Twin Cities Code Camp

Dan Mork

What Ruby on Rails can Teach .NET Developers

by Dan Mork

Sun, Apr 01, 2007
Room:
Time: 0:00

Ask a Rails developer how she would tackle a simple business problem. She'll tell you. Put your database scripts here, your functional tests here, html markup here, controller logic here, your unit tests here, and put your model here. To validate your model, add a few lines here. And because of some simple and reasonable naming conventions, it all plays well together. Ask a .Net developer how to tackle the same business problem. She'll start thinking. Well, the UI seems pretty obvious, but from there it gets difficult. You might start by doing the "simplest thing that can possibly work," and drag a dataset onto your screen. But where do you put your database scripts? And how do you test your business logic? Or your UI controller logic? And how do you name things? If this developer has been around for a while, she probably has a few favorite patterns in her toolbox. Maybe she's even got some of the pieces covered with reusable code libraries. But she doesn't have a solid, well-tested, common framework for completing even a simple business scenario.

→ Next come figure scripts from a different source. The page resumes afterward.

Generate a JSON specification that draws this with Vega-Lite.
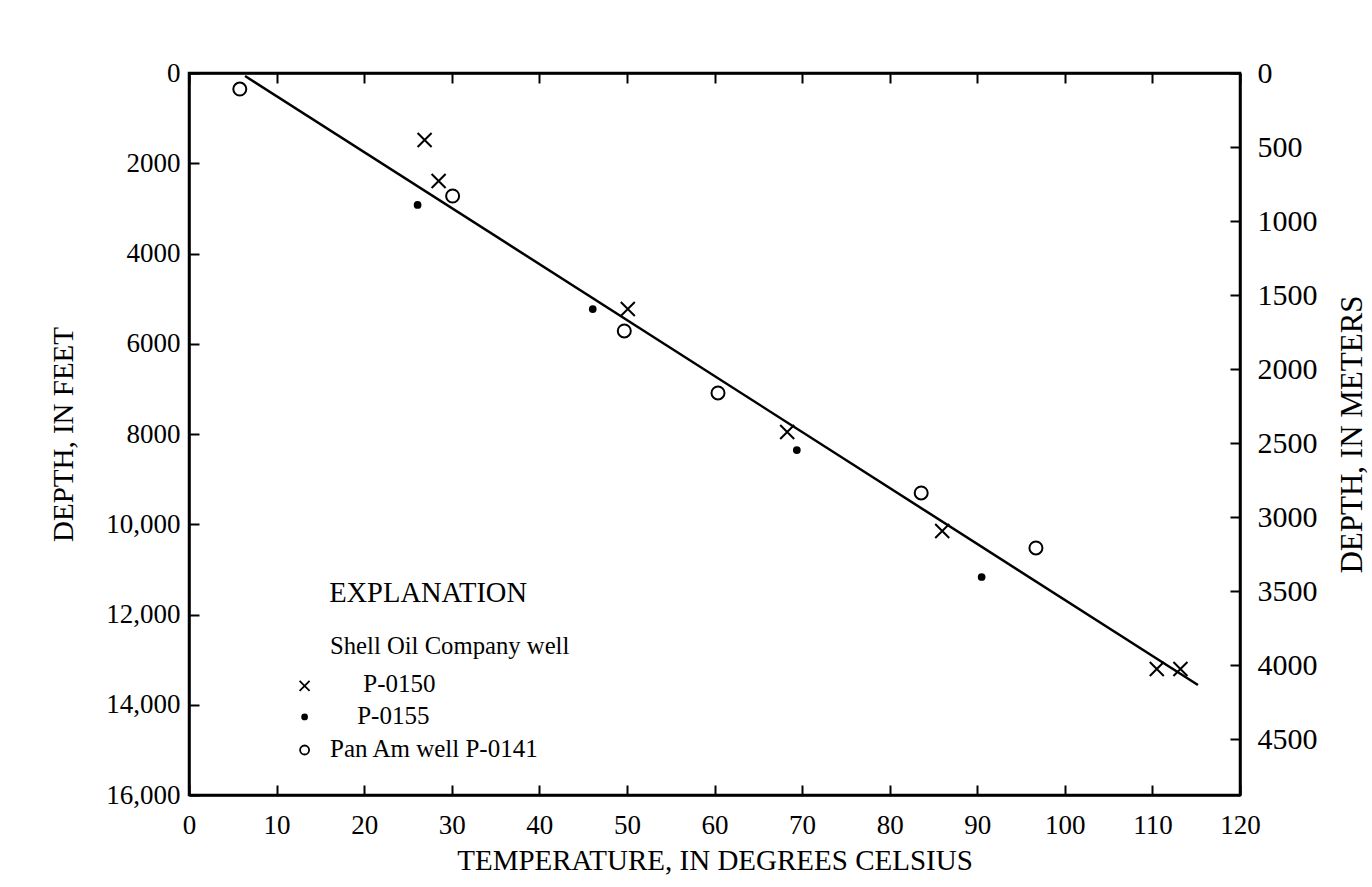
{
  "$schema": "https://vega.github.io/schema/vega-lite/v6.json",
  "width": 1051,
  "height": 722,
  "autosize": {"type": "none"},
  "padding": {"left": 189, "top": 73, "right": 132, "bottom": 92},
  "background": "white",
  "config": {
    "view": {"stroke": "black", "strokeWidth": 2.5},
    "font": "Liberation Serif",
    "axis": {
      "grid": false,
      "domainColor": "black",
      "domainWidth": 2.5,
      "tickColor": "black",
      "tickWidth": 2,
      "labelColor": "black",
      "titleColor": "black",
      "labelFont": "Liberation Serif",
      "titleFont": "Liberation Serif",
      "labelFontSize": 27,
      "titleFontSize": 29,
      "titleFontWeight": "normal",
      "labelFlush": false,
      "labelOverlap": false
    }
  },
  "datasets": {
    "wells": [
      {"well": "P-0150", "temp": 26.9, "depth": 1485},
      {"well": "P-0150", "temp": 28.5, "depth": 2393},
      {"well": "P-0150", "temp": 50.1, "depth": 5230},
      {"well": "P-0150", "temp": 68.3, "depth": 7956},
      {"well": "P-0150", "temp": 86.0, "depth": 10150},
      {"well": "P-0150", "temp": 110.5, "depth": 13208},
      {"well": "P-0150", "temp": 113.2, "depth": 13208},
      {"well": "P-0155", "temp": 26.1, "depth": 2925},
      {"well": "P-0155", "temp": 46.1, "depth": 5230},
      {"well": "P-0155", "temp": 69.4, "depth": 8355},
      {"well": "P-0155", "temp": 90.5, "depth": 11169},
      {"well": "P-0141", "temp": 5.8, "depth": 355},
      {"well": "P-0141", "temp": 30.1, "depth": 2726},
      {"well": "P-0141", "temp": 49.7, "depth": 5717},
      {"well": "P-0141", "temp": 60.4, "depth": 7091},
      {"well": "P-0141", "temp": 83.6, "depth": 9307},
      {"well": "P-0141", "temp": 96.7, "depth": 10526}
    ],
    "fit": [
      {"temp": 6.4, "depth": 66},
      {"temp": 115.2, "depth": 13562}
    ],
    "keys": [
      {"well": "P-0150", "temp": 13.2, "depth": 13584},
      {"well": "P-0155", "temp": 13.2, "depth": 14271},
      {"well": "P-0141", "temp": 13.2, "depth": 15003}
    ],
    "notes": [
      {"kind": "head", "temp": 16.0, "depth": 11524, "text": "EXPLANATION"},
      {"kind": "sub", "temp": 16.1, "depth": 12720, "text": "Shell Oil Company well"},
      {"kind": "entry", "temp": 19.9, "depth": 13540, "text": "P-0150"},
      {"kind": "entry", "temp": 19.2, "depth": 14249, "text": "P-0155"},
      {"kind": "entry", "temp": 16.1, "depth": 14981, "text": "Pan Am well P-0141"}
    ],
    "meters": [
      {"t": 0, "m": 0},
      {"t": 120, "m": 4500}
    ]
  },
  "layer": [
    {
      "encoding": {
        "x": {
          "field": "temp",
          "type": "quantitative",
          "scale": {"domain": [0, 120], "nice": false, "zero": false},
          "axis": {
            "orient": "bottom",
            "values": [0, 10, 20, 30, 40, 50, 60, 70, 80, 90, 100, 110, 120],
            "tickSize": -10,
            "labelPadding": 27,
            "title": "TEMPERATURE, IN DEGREES CELSIUS",
            "titlePadding": 8
          }
        },
        "y": {
          "field": "depth",
          "type": "quantitative",
          "scale": {"domain": [0, 16000], "reverse": true, "nice": false, "zero": false},
          "axis": {
            "orient": "left",
            "values": [0, 2000, 4000, 6000, 8000, 10000, 12000, 14000, 16000],
            "labelExpr": "format(datum.value, datum.value >= 10000 ? ',' : 'd')",
            "tickSize": -10,
            "labelPadding": 19,
            "title": "DEPTH, IN FEET",
            "titlePadding": 27
          }
        }
      },
      "layer": [
        {
          "data": {"name": "fit"},
          "mark": {"type": "line", "color": "black", "strokeWidth": 2.5}
        },
        {
          "data": {"name": "wells"},
          "transform": [{"filter": "datum.well === 'P-0150'"}],
          "mark": {"type": "point", "shape": "M-1,-1L1,1M-1,1L1,-1", "size": 196, "color": "black", "filled": false, "strokeWidth": 2, "opacity": 1}
        },
        {
          "data": {"name": "wells"},
          "transform": [{"filter": "datum.well === 'P-0155'"}],
          "mark": {"type": "point", "shape": "circle", "size": 60, "color": "black", "filled": true, "opacity": 1}
        },
        {
          "data": {"name": "wells"},
          "transform": [{"filter": "datum.well === 'P-0141'"}],
          "mark": {"type": "point", "shape": "circle", "size": 169, "color": "black", "filled": false, "strokeWidth": 2, "opacity": 1}
        },
        {
          "data": {"name": "keys"},
          "transform": [{"filter": "datum.well === 'P-0150'"}],
          "mark": {"type": "point", "shape": "M-1,-1L1,1M-1,1L1,-1", "size": 100, "color": "black", "filled": false, "strokeWidth": 1.8, "opacity": 1}
        },
        {
          "data": {"name": "keys"},
          "transform": [{"filter": "datum.well === 'P-0155'"}],
          "mark": {"type": "point", "shape": "circle", "size": 45, "color": "black", "filled": true, "opacity": 1}
        },
        {
          "data": {"name": "keys"},
          "transform": [{"filter": "datum.well === 'P-0141'"}],
          "mark": {"type": "point", "shape": "circle", "size": 81, "color": "black", "filled": false, "strokeWidth": 1.8, "opacity": 1}
        },
        {
          "data": {"name": "notes"},
          "transform": [{"filter": "datum.kind === 'head'"}],
          "mark": {"type": "text", "align": "left", "baseline": "middle", "font": "Liberation Serif", "fontSize": 28.5, "color": "black"},
          "encoding": {"text": {"field": "text"}}
        },
        {
          "data": {"name": "notes"},
          "transform": [{"filter": "datum.kind === 'sub'"}],
          "mark": {"type": "text", "align": "left", "baseline": "middle", "font": "Liberation Serif", "fontSize": 24.7, "color": "black"},
          "encoding": {"text": {"field": "text"}}
        },
        {
          "data": {"name": "notes"},
          "transform": [{"filter": "datum.kind === 'entry'"}],
          "mark": {"type": "text", "align": "left", "baseline": "middle", "font": "Liberation Serif", "fontSize": 25, "color": "black"},
          "encoding": {"text": {"field": "text"}}
        }
      ]
    },
    {
      "data": {"name": "meters"},
      "mark": {"type": "point", "opacity": 0},
      "encoding": {
        "x": {
          "field": "t",
          "type": "quantitative",
          "scale": {"domain": [0, 120], "nice": false, "zero": false},
          "axis": {
            "orient": "top",
            "values": [0, 10, 20, 30, 40, 50, 60, 70, 80, 90, 100, 110, 120],
            "labels": false,
            "tickSize": -10,
            "title": null
          }
        },
        "y": {
          "field": "m",
          "type": "quantitative",
          "scale": {"domain": [0, 4876.8], "reverse": true, "nice": false, "zero": false},
          "axis": {
            "orient": "right",
            "values": [0, 500, 1000, 1500, 2000, 2500, 3000, 3500, 4000, 4500],
            "labelExpr": "format(datum.value, 'd')",
            "labelFontSize": 30,
            "tickSize": -10,
            "labelPadding": 27,
            "title": "DEPTH, IN METERS",
            "titleFontSize": 31,
            "titleAngle": -90,
            "titleBaseline": "top",
            "titlePadding": 20
          }
        }
      }
    }
  ],
  "resolve": {"scale": {"x": "independent", "y": "independent"}}
}
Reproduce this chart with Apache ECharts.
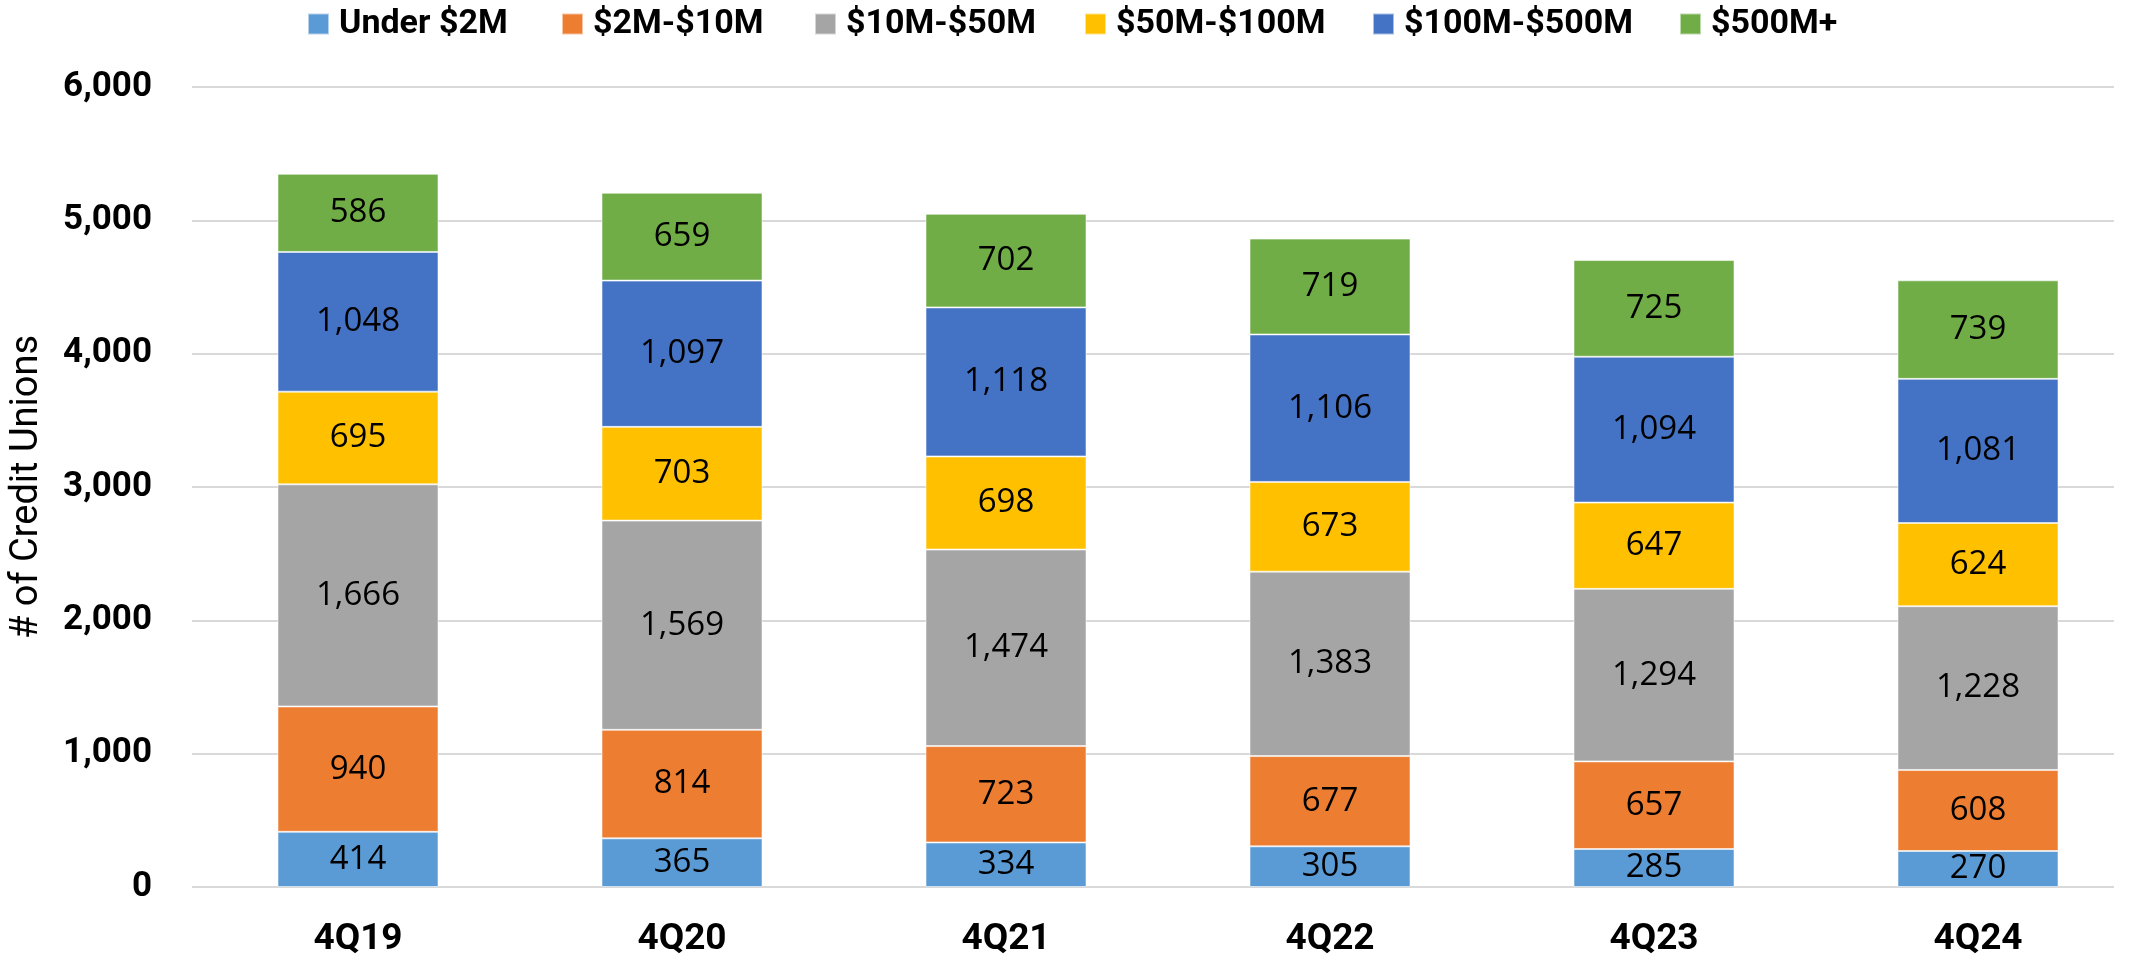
<!DOCTYPE html>
<html>
<head>
<meta charset="utf-8">
<script src="https://cdn.jsdelivr.net/npm/echarts@6/dist/echarts.min.js"></script>
<style>
  html, body { margin: 0; padding: 0; background: #fff; }
  #chart { width: 2141px; height: 961px; }
</style>
</head>
<body>
<div id="chart"></div>
<script>
const quarters = ["4Q19", "4Q20", "4Q21", "4Q22", "4Q23", "4Q24"];
const under2M = [414, 365, 334, 305, 285, 270];
const from2to10M = [940, 814, 723, 677, 657, 608];
const from10to50M = [1666, 1569, 1474, 1383, 1294, 1228];
const from50to100M = [695, 703, 698, 673, 647, 624];
const from100to500M = [1048, 1097, 1118, 1106, 1094, 1081];
const over500M = [586, 659, 702, 719, 725, 739];
const yTicks = [0, 1000, 2000, 3000, 4000, 5000, 6000];

const seriesNames = ["Under $2M", "$2M-$10M", "$10M-$50M", "$50M-$100M", "$100M-$500M", "$500M+"];
const seriesData = [under2M, from2to10M, from10to50M, from50to100M, from100to500M, over500M];
const colors = ["#5B9BD5", "#ED7D31", "#A5A5A5", "#FFC000", "#4472C4", "#70AD47"];
const legendLeft = [307, 561, 814, 1084, 1372, 1679];

const fmt = v => Number(v).toLocaleString("en-US");

const myChart = echarts.init(document.getElementById("chart"));

const options = {
  animation: false,
  color: colors,
  legend: seriesNames.map((name, i) => ({
    data: [name],
    left: legendLeft[i],
    top: 7,
    padding: 0,
    itemWidth: 21,
    itemHeight: 21,
    itemGap: 0,
    icon: "rect",
    textStyle: {
      fontFamily: "Roboto",
      fontWeight: "bold",
      fontSize: 34,
      color: "#000",
      padding: [0, 0, 0, 5],
    },
  })),
  grid: [
    { left: 191, right: 1, top: 87, bottom: 74 },
    { left: 192, right: 27, top: 87, bottom: 74 },
  ],
  xAxis: [
    {
      type: "category",
      gridIndex: 0,
      data: quarters,
      axisLine: { show: false },
      axisTick: { show: false },
      axisLabel: {
        margin: 34,
        fontFamily: "Roboto",
        fontWeight: "bold",
        fontSize: 37,
        color: "#000",
      },
    },
    {
      type: "category",
      gridIndex: 1,
      data: quarters,
      show: false,
    },
  ],
  yAxis: [
    {
      type: "value",
      gridIndex: 0,
      min: yTicks[0],
      max: yTicks[yTicks.length - 1],
      interval: 1000,
      name: "# of Credit Unions",
      nameLocation: "middle",
      nameGap: 150,
      nameTextStyle: {
        fontFamily: "Roboto",
        fontSize: 38,
        color: "#000",
      },
      splitLine: { show: false },
      axisLine: { show: false },
      axisTick: { show: false },
      axisLabel: {
        margin: 44,
        fontFamily: "Roboto",
        fontWeight: "bold",
        fontSize: 35,
        color: "#000",
        formatter: v => fmt(v),
      },
    },
    {
      type: "value",
      gridIndex: 1,
      min: yTicks[0],
      max: yTicks[yTicks.length - 1],
      interval: 1000,
      axisLine: { show: false },
      axisTick: { show: false },
      axisLabel: { show: false },
      splitLine: { lineStyle: { color: "#d9d9d9", width: 2 } },
    },
  ],
  series: seriesNames.map((name, i) => ({
    name: name,
    type: "bar",
    stack: "total",
    xAxisIndex: 0,
    yAxisIndex: 0,
    barWidth: 161,
    data: seriesData[i],
    itemStyle: {
      color: colors[i],
      borderColor: "rgba(255,255,255,0.55)",
      borderWidth: 1,
    },
    label: {
      show: true,
      position: "inside",
      fontFamily: "Open Sans",
      fontSize: 33,
      color: "#000",
      formatter: p => fmt(p.value),
    },
  })),
};

myChart.setOption(options);
</script>
</body>
</html>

She should! In this presentation, we'll describe how Rails removes many of the common barriers to getting real work done – and discuss how the .Net community might do the same.


About the Author

Dan Mork is a Lead Consultant at Inetium, a Microsoft partner in the Twin Cities. He has twelve years of experience in software development for companies ranging from obscure startups to Microsoft. His interests includes agile development, service-oriented development, Windows Communication Foundation (WCF) and Ruby on Rails.